Most employers on the list of those filing 100 or more bad W-2s most likely received a letter from the government telling them they had filed those bad W-2s.

This brings us to a second list. Call it the Leviathan List. In October 2004, the SSA inspector general released an audit report listing the "Top 100" employers that had filed the largest number of bad W-2s in the five years from 1997 to 2001. The report did not name the employers, but listed them by the state in which they were headquartered, the number and percentage of their bad W-2s, and other payroll data.

According to an affidavit filed by an ICE investigator in the IFCO case, IFCO filed about 5,800 W-2s for its pallet division in tax year 2005 and 53.4 percent of those were bad.

A similar performance in 1997-2001, however, would have landed IFCO's pallet division only in the bottom half of the SSA inspector general's Top 100. Seventy-five employers on that list averaged more bad W-2s per year than the approximately 3,097 filed by IFCO in 2005. Twenty-five filed percentages of bad W-2s higher than IFCO's 53.4 percent.

The unnamed California employer that ranked 13th, for example, filed 39,171 bad W-2s over five years (an average of 7,834 per year), or 78.38 percent of its total.

The Illinois employer that ranked first filed 131,991 bad W-2s (26,398 per year), or 11.68 percent of all its W-2s. It reported paying more than half a billion in wages on bad W-2s over five years.

One employer in the "Top 100" was a state government agency. The inspector general's report also mentioned a security guard service that submitted 8,902 W-2s in 2001, of which 4,321 were bad.
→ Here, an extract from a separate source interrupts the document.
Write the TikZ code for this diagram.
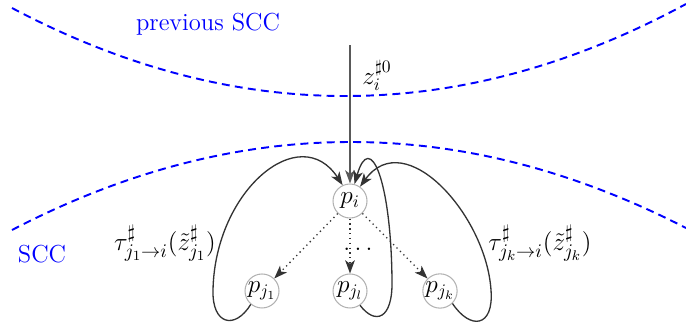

I asked the inspector general's office last June for the name of the security guard company and, in October, for the name of the state government agency. Each time, I was given the same answer: Section 6103 of the Internal Revenue Code prevents the SSA not only from giving the public the names of these employers, but it also prevents SSA from giving their names to the Department of Homeland Security (outside the context of an ongoing criminal investigation).

In his press conference about the IFCO case, Chertoff said he was asking Congress for "carefully crafted access to Social Security no-match data, so that we can detect those employers who are systematically employing workers despite the fact that there's an obvious mismatch between the names and the Social Security numbers in question."

Senate Finance Chairman Charles Grassley, the Iowa Republican, has inserted language into the Senate immigration reform bill that would require SSA to hand over to Homeland Security its annual list of all employers who file 100 or more bad W-2s.

No matter what else the Senate does this year on immigration, this provision should be made law.

Chertoff's agents should sharpen their harpoons. Whale season may be coming.